• **Aim of the exercise**:
Provide an exact copy of the data, excluding the images.
-----
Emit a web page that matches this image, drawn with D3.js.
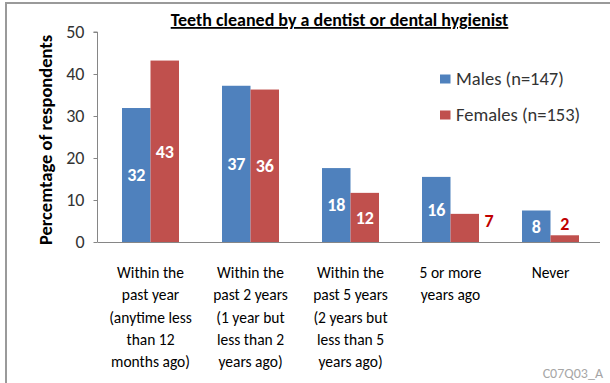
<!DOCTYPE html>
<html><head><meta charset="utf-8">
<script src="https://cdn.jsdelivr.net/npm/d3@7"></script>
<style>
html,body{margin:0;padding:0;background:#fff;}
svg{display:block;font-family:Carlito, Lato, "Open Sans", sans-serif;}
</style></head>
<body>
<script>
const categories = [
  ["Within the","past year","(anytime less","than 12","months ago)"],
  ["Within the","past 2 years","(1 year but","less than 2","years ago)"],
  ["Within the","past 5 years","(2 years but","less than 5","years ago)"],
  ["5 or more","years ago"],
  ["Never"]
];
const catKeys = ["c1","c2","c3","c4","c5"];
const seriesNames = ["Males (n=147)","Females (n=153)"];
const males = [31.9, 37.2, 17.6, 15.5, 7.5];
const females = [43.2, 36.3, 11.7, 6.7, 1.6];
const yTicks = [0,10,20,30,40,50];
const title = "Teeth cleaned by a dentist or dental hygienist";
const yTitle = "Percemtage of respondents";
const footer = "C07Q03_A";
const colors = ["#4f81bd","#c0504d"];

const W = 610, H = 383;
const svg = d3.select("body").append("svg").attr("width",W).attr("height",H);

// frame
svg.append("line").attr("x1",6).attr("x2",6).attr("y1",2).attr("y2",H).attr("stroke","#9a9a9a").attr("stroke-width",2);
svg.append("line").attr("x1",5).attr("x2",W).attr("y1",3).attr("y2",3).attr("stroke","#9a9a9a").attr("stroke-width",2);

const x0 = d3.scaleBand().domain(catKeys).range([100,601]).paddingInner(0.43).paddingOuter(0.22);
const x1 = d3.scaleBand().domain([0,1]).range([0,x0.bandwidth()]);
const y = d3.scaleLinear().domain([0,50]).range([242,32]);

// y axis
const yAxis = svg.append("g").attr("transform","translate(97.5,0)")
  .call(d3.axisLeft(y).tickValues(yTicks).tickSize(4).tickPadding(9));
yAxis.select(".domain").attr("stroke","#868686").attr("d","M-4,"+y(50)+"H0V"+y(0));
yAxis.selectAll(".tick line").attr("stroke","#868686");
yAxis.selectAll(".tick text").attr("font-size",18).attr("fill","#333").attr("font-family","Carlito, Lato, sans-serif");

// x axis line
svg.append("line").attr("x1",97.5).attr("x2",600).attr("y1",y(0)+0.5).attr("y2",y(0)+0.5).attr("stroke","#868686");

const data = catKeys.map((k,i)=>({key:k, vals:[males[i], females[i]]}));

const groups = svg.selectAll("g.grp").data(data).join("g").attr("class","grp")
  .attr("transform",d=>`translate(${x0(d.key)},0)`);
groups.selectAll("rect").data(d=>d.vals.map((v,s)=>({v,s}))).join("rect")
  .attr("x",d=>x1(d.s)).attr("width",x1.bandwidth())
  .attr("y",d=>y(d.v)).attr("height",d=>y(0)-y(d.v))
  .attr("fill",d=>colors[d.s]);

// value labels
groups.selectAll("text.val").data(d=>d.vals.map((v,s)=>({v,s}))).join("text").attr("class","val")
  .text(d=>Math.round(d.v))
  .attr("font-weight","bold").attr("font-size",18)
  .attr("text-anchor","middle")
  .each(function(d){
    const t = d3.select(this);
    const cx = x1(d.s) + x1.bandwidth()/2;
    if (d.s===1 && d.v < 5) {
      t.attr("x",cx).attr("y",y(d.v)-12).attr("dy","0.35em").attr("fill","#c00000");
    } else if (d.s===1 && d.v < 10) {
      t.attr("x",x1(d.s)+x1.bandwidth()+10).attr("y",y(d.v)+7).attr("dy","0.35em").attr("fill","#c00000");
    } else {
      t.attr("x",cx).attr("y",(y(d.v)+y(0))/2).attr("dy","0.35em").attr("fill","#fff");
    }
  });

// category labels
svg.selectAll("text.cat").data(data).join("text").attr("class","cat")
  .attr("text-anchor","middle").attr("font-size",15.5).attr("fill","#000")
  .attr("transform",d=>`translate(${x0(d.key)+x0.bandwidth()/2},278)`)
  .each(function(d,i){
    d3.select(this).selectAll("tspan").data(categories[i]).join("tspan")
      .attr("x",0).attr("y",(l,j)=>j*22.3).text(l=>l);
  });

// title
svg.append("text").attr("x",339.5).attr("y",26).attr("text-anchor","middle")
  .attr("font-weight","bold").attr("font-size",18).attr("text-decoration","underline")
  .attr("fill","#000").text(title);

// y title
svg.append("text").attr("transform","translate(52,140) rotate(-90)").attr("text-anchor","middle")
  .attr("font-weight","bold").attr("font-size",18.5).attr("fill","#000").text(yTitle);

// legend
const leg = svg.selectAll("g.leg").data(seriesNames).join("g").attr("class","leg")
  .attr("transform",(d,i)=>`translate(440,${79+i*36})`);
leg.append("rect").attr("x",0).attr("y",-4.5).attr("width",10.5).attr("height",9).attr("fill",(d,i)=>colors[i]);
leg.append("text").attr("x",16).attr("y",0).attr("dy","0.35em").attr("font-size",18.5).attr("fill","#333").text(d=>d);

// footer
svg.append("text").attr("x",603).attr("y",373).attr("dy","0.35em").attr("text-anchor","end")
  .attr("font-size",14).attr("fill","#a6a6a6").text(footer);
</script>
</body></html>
-----
• **Written solution**:
Emit a web page that matches this image, drawn with D3.js.
<!DOCTYPE html>
<html><head><meta charset="utf-8">
<script src="https://cdn.jsdelivr.net/npm/d3@7"></script>
<style>
html,body{margin:0;padding:0;background:#fff;}
svg{display:block;font-family:Carlito, Lato, "Open Sans", sans-serif;}
</style></head>
<body>
<script>
const categories = [
  ["Within the","past year","(anytime less","than 12","months ago)"],
  ["Within the","past 2 years","(1 year but","less than 2","years ago)"],
  ["Within the","past 5 years","(2 years but","less than 5","years ago)"],
  ["5 or more","years ago"],
  ["Never"]
];
const catKeys = ["c1","c2","c3","c4","c5"];
const seriesNames = ["Males (n=147)","Females (n=153)"];
const males = [31.9, 37.2, 17.6, 15.5, 7.5];
const females = [43.2, 36.3, 11.7, 6.7, 1.6];
const yTicks = [0,10,20,30,40,50];
const title = "Teeth cleaned by a dentist or dental hygienist";
const yTitle = "Percemtage of respondents";
const footer = "C07Q03_A";
const colors = ["#4f81bd","#c0504d"];

const W = 610, H = 383;
const svg = d3.select("body").append("svg").attr("width",W).attr("height",H);

// frame
svg.append("line").attr("x1",6).attr("x2",6).attr("y1",2).attr("y2",H).attr("stroke","#9a9a9a").attr("stroke-width",2);
svg.append("line").attr("x1",5).attr("x2",W).attr("y1",3).attr("y2",3).attr("stroke","#9a9a9a").attr("stroke-width",2);

const x0 = d3.scaleBand().domain(catKeys).range([100,601]).paddingInner(0.43).paddingOuter(0.22);
const x1 = d3.scaleBand().domain([0,1]).range([0,x0.bandwidth()]);
const y = d3.scaleLinear().domain([0,50]).range([242,32]);

// y axis
const yAxis = svg.append("g").attr("transform","translate(97.5,0)")
  .call(d3.axisLeft(y).tickValues(yTicks).tickSize(4).tickPadding(9));
yAxis.select(".domain").attr("stroke","#868686").attr("d","M-4,"+y(50)+"H0V"+y(0));
yAxis.selectAll(".tick line").attr("stroke","#868686");
yAxis.selectAll(".tick text").attr("font-size",18).attr("fill","#333").attr("font-family","Carlito, Lato, sans-serif");

// x axis line
svg.append("line").attr("x1",97.5).attr("x2",600).attr("y1",y(0)+0.5).attr("y2",y(0)+0.5).attr("stroke","#868686");

const data = catKeys.map((k,i)=>({key:k, vals:[males[i], females[i]]}));

const groups = svg.selectAll("g.grp").data(data).join("g").attr("class","grp")
  .attr("transform",d=>`translate(${x0(d.key)},0)`);
groups.selectAll("rect").data(d=>d.vals.map((v,s)=>({v,s}))).join("rect")
  .attr("x",d=>x1(d.s)).attr("width",x1.bandwidth())
  .attr("y",d=>y(d.v)).attr("height",d=>y(0)-y(d.v))
  .attr("fill",d=>colors[d.s]);

// value labels
groups.selectAll("text.val").data(d=>d.vals.map((v,s)=>({v,s}))).join("text").attr("class","val")
  .text(d=>Math.round(d.v))
  .attr("font-weight","bold").attr("font-size",18)
  .attr("text-anchor","middle")
  .each(function(d){
    const t = d3.select(this);
    const cx = x1(d.s) + x1.bandwidth()/2;
    if (d.s===1 && d.v < 5) {
      t.attr("x",cx).attr("y",y(d.v)-12).attr("dy","0.35em").attr("fill","#c00000");
    } else if (d.s===1 && d.v < 10) {
      t.attr("x",x1(d.s)+x1.bandwidth()+10).attr("y",y(d.v)+7).attr("dy","0.35em").attr("fill","#c00000");
    } else {
      t.attr("x",cx).attr("y",(y(d.v)+y(0))/2).attr("dy","0.35em").attr("fill","#fff");
    }
  });

// category labels
svg.selectAll("text.cat").data(data).join("text").attr("class","cat")
  .attr("text-anchor","middle").attr("font-size",15.5).attr("fill","#000")
  .attr("transform",d=>`translate(${x0(d.key)+x0.bandwidth()/2},278)`)
  .each(function(d,i){
    d3.select(this).selectAll("tspan").data(categories[i]).join("tspan")
      .attr("x",0).attr("y",(l,j)=>j*22.3).text(l=>l);
  });

// title
svg.append("text").attr("x",339.5).attr("y",26).attr("text-anchor","middle")
  .attr("font-weight","bold").attr("font-size",18).attr("text-decoration","underline")
  .attr("fill","#000").text(title);

// y title
svg.append("text").attr("transform","translate(52,140) rotate(-90)").attr("text-anchor","middle")
  .attr("font-weight","bold").attr("font-size",18.5).attr("fill","#000").text(yTitle);

// legend
const leg = svg.selectAll("g.leg").data(seriesNames).join("g").attr("class","leg")
  .attr("transform",(d,i)=>`translate(440,${79+i*36})`);
leg.append("rect").attr("x",0).attr("y",-4.5).attr("width",10.5).attr("height",9).attr("fill",(d,i)=>colors[i]);
leg.append("text").attr("x",16).attr("y",0).attr("dy","0.35em").attr("font-size",18.5).attr("fill","#333").text(d=>d);

// footer
svg.append("text").attr("x",603).attr("y",373).attr("dy","0.35em").attr("text-anchor","end")
  .attr("font-size",14).attr("fill","#a6a6a6").text(footer);
</script>
</body></html>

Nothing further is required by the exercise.